SOME export processor cow grids have lifted by up to 20c/kg in the past week – partly in response to substantial improvement being seen in export manufacturing beef prices.
As Beef Central reported on Friday, export prices for 90CL grinding beef into the US last week were quoted in Aussie dollar terms at A763c/kg (landed US CIF), up almost 66c over the past four weeks and about 150c/kg higher than the start of the year.
Most of the advances on slaughter cow prices appeared to happen on Thursday last week – pre-dating the dramatic events that have occurred since then across the JBS network through cyber-security breaches discovered on the weekend. To be clear, there has been no substantive evidence of direct consignment slaughter cattle or saleyards slaughter cattle price reductions since JBS stopped its slaughter chains across Australia on Friday.
Buyers attending this morning’s Roma store sale said they could determine no change in tempo or competition, despite JBS’s absence – partly because under the current reduced cattle supply environment as the industry enters herd recovery, there were still ample buyers to compete for the available stock.
While communication with the company this week has been difficult to impossible as a result of the IT breach, Beef Central understands that JBS has withdrawn from quoting on direct consignment cattle for the time being, and has not been conspicuous in saleyards early this week.
Slaughter cattle en-route to some plants on Sunday and Monday were evidently turned around to properties of origin when the cyber-breach news broke, and others already held at some plants’ holding yards have been relocated.
Cow prices at record level
Some of the direct consignment price adjustments seen in the past week are about competitors aligning their offers with other processors – but regardless, most cow prices are now equal to, or better than previous record-high levels.
Competitive processors in southern Queensland this week are offering a record-equalling 620c/kg on heavy boner cows, and 680c/kg on four-tooth steer (some of those quotes HGP-free only), with some of those offers up 15c/kg on the previous week.
Those figures are up 30-50c/kg on offers seen just before Beef 2021 started a month ago.
Central Queensland operators are 10c/kg behind those rates, while in southern states direct consignment records are also being set.
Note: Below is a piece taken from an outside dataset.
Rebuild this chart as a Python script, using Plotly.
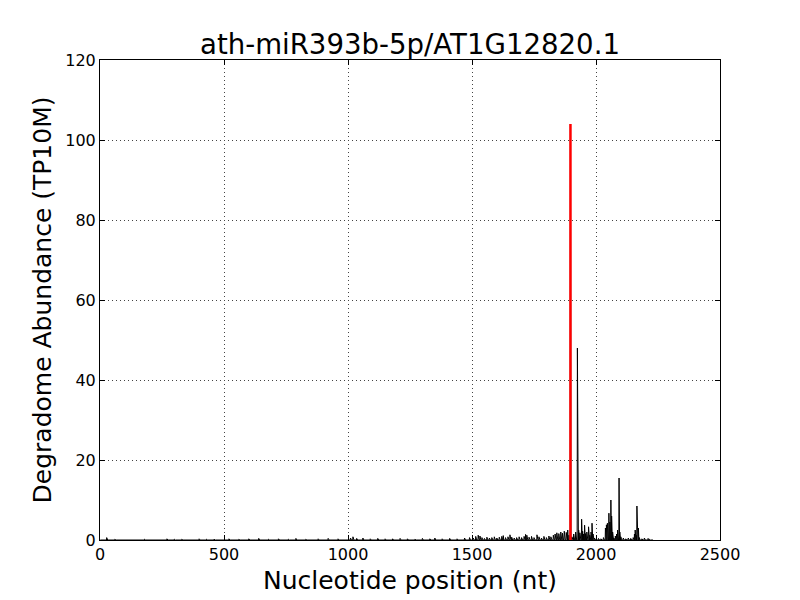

Grids in southern NSW this week are showing four-tooth grass steer at 695c/kg and cows 620c; while in eastern parts of South Australia, grids this week show steers 695c and cows 640c. A northern NSW processor has offers for kills this week at 570c/kg on heavy cows, the same as the week before. Further south, Wingham Beef Exports has heavy cows at 600c this week, with wide fat tolerences.
Heading into June, it is unlikely that processors will see a spike in supply, despite the current very attractive rates on offer – JBS’s absence excluded.
Delays in NLRS slaughter reports
MLA’s National Livestock Reporting Service issued a statement this afternoon, saying it was unable to provide a weekly kill report for last week at this stage, due to ‘unforeseen circumstances.’
Those circumstances are the same comms challenges Beef Central has faced in reaching JBS personnel this week, with both email and digital phone comms down because of the cyber attack. Without data contributed by JBS, state and national kill results are unreliable.
For the same reasons, we’d expect to see a dramatic decline in slaughter numbers for the current week, ending Friday, when the data is eventually made available.